Bangladesh has not experienced catastrophic coastal flooding since 1995, but the country relies heavily on foreign support and technology to combat flooding. The United States has donated hurricane shelters to the country, and India provides the Bangladesh government with weather forecasting to give the country time to plan its response to hurricanes.

Significant prehistoric floods

In prehistoric times, several great floods are known or suspected to have occurred with varying amounts of supporting evidence. These include:

  • The flooding of the Mediterranean Sea about 5 million years ago. It had previously become a desert after continental movement had closed the Strait of Gibraltar (variously placed at 8 million or 5.5 million years ago).
  • The flooding of the Black Sea, caused by rising level of the Mediterranean as the last ice age ended (circa 5600 BC).
  • As the ice age ended in North America, there was a great flood caused by the breaking of the ice dams holding Lake Agassiz.
  • The Missoula Floods of Washington, also caused by breaking ice dams.

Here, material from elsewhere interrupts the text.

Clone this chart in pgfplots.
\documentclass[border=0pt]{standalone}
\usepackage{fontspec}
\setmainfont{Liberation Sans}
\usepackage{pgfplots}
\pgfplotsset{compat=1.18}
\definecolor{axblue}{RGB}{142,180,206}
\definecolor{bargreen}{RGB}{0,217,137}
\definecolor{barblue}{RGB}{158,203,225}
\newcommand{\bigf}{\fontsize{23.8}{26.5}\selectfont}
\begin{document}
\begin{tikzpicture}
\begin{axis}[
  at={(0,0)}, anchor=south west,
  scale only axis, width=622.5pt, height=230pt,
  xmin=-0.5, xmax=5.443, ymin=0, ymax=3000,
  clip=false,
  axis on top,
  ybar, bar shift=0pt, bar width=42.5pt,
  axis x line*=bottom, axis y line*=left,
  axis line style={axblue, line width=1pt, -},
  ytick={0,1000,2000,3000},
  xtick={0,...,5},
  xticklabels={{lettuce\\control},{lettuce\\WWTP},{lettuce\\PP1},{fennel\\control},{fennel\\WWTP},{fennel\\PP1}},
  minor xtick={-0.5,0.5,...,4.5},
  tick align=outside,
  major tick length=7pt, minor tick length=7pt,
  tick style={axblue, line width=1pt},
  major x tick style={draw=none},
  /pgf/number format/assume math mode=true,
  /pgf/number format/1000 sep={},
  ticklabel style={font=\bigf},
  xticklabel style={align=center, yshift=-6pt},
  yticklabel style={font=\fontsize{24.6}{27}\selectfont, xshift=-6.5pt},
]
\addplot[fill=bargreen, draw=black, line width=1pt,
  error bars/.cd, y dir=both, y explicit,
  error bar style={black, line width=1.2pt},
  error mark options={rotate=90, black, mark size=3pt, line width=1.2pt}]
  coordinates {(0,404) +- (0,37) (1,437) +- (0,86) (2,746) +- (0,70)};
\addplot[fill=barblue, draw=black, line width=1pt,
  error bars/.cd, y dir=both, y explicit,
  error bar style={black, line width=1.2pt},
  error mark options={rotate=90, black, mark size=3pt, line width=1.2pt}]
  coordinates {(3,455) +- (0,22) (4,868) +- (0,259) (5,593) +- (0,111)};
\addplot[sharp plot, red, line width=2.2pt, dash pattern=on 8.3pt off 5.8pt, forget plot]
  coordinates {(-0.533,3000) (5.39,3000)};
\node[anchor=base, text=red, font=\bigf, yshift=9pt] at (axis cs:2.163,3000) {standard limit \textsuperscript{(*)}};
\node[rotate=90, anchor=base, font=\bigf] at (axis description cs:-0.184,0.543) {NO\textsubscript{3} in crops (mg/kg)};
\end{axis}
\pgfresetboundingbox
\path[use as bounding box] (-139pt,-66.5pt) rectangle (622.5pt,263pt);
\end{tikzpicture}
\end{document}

See Deluge (prehistoric) for a more complete and detailed listing.

Significant modern floods


Allthough nature is normally blamed for the damage, the people are at least partly responsible for the presence of human activities in areas prone tot the hazard of floods. Prevention is often aimed at containing floods with defences, often increasing the potential damage in the long run. Nowadays, strategies to deal with floods more and more include evacuation strategies to avert damage.